> [Exercise requirements] Word for word, extract the first line of the records below and each line after it, up to and including the line with "Serif', 'Times New". Pictures are left out.
— START Excerpted data —
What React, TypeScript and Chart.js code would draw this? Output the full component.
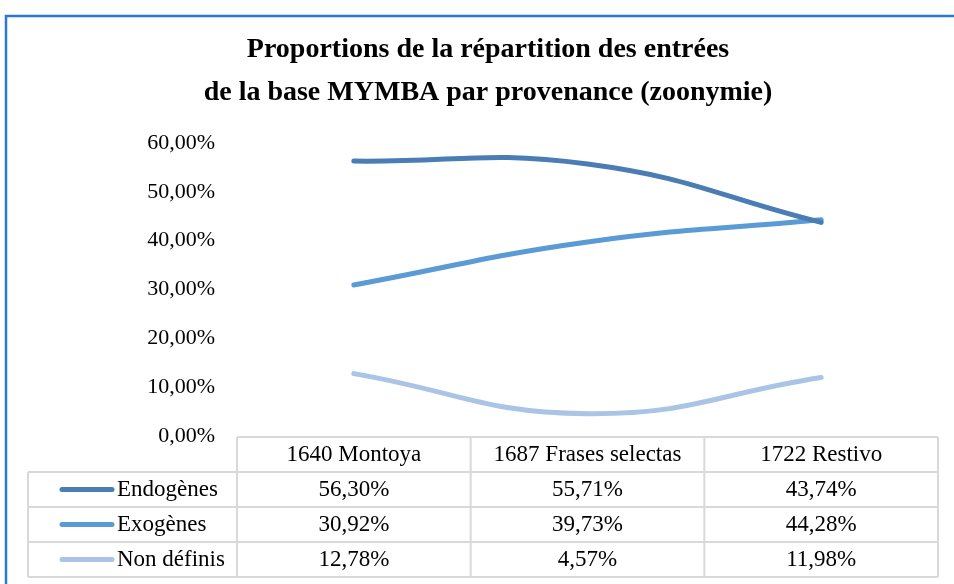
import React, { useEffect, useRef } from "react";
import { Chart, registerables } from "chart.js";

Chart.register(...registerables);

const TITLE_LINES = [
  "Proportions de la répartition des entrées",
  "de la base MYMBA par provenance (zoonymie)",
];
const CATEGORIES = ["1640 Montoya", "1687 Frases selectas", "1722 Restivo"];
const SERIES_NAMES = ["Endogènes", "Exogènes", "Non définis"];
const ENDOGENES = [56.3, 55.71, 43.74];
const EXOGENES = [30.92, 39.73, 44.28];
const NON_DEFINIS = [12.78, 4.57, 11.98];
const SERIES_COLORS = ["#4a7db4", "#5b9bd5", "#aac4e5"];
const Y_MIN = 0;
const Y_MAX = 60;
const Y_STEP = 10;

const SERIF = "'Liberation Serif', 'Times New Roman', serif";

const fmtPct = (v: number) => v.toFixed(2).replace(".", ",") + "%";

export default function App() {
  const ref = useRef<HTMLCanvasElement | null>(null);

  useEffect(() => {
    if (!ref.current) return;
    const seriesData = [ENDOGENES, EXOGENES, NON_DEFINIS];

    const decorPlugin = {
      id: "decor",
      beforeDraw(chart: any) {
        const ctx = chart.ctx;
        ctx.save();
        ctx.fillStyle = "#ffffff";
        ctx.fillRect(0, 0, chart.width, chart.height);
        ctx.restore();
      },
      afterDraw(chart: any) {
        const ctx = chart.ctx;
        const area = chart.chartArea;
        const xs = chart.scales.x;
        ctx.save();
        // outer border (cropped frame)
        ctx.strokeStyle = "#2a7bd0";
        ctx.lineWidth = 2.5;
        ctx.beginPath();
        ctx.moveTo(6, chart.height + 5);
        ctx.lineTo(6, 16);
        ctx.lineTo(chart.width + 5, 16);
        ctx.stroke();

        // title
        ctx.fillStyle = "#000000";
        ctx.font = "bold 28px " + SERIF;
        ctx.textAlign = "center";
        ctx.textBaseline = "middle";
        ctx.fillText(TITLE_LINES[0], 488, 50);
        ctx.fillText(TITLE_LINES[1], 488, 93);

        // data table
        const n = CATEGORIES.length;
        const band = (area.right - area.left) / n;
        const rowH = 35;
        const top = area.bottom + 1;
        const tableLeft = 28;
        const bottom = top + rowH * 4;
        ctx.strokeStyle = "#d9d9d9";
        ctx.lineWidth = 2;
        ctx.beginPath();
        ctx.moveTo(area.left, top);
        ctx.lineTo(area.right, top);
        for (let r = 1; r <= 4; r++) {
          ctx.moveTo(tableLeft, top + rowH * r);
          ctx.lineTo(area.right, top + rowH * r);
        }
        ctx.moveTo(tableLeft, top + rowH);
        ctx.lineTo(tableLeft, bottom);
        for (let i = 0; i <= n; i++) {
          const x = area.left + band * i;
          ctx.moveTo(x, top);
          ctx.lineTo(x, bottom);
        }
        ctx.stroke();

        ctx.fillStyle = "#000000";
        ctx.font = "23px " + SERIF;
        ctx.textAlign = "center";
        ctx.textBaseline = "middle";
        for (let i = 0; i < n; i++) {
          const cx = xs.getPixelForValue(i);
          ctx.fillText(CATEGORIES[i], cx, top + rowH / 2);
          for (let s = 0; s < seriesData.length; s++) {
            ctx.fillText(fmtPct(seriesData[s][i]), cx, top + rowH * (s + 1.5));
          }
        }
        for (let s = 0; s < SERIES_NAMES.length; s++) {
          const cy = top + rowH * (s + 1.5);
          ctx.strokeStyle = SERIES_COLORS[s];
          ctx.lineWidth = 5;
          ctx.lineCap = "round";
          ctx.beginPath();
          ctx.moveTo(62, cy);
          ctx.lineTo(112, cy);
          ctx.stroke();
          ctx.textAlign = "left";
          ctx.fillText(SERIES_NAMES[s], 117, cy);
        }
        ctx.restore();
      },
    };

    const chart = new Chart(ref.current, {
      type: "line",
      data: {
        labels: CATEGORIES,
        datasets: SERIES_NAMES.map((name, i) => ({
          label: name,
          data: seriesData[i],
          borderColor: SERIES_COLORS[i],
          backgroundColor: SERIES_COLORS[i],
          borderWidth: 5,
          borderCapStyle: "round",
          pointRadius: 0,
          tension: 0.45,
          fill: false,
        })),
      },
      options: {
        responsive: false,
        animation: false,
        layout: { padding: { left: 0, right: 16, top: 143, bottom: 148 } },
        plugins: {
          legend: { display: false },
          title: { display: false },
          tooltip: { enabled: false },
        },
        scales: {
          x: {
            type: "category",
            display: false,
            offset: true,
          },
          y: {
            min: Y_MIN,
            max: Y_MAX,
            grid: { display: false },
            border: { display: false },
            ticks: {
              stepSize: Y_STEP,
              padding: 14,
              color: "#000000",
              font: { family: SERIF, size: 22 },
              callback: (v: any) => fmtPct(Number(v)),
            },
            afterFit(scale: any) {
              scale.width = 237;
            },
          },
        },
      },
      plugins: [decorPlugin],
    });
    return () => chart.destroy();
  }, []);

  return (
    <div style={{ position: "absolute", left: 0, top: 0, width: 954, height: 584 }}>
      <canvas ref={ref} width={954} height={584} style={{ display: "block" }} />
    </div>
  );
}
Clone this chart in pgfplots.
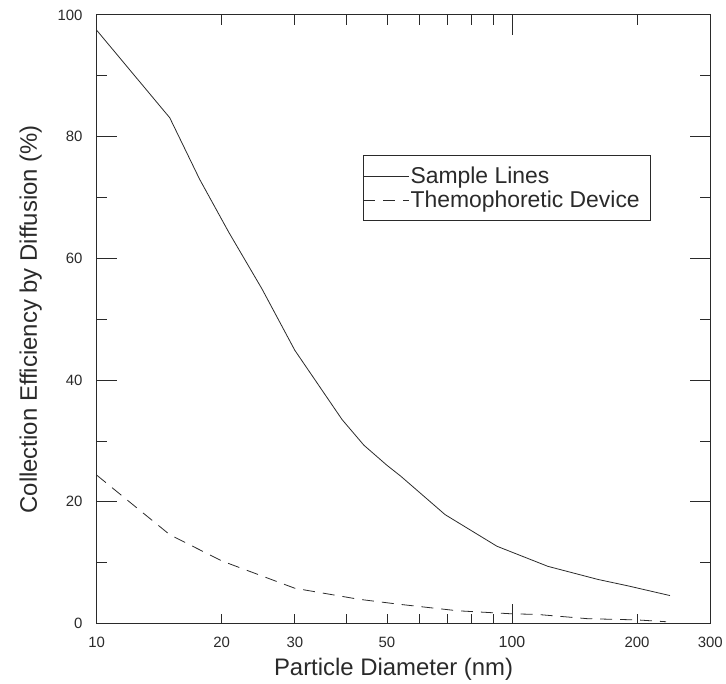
— END Excerpted data —
> [In response]
What React, TypeScript and Chart.js code would draw this? Output the full component.
import React, { useEffect, useRef } from "react";
import { Chart, registerables } from "chart.js";

Chart.register(...registerables);

const TITLE_LINES = [
  "Proportions de la répartition des entrées",
  "de la base MYMBA par provenance (zoonymie)",
];
const CATEGORIES = ["1640 Montoya", "1687 Frases selectas", "1722 Restivo"];
const SERIES_NAMES = ["Endogènes", "Exogènes", "Non définis"];
const ENDOGENES = [56.3, 55.71, 43.74];
const EXOGENES = [30.92, 39.73, 44.28];
const NON_DEFINIS = [12.78, 4.57, 11.98];
const SERIES_COLORS = ["#4a7db4", "#5b9bd5", "#aac4e5"];
const Y_MIN = 0;
const Y_MAX = 60;
const Y_STEP = 10;

const SERIF = "'Liberation Serif', 'Times New Roman', serif";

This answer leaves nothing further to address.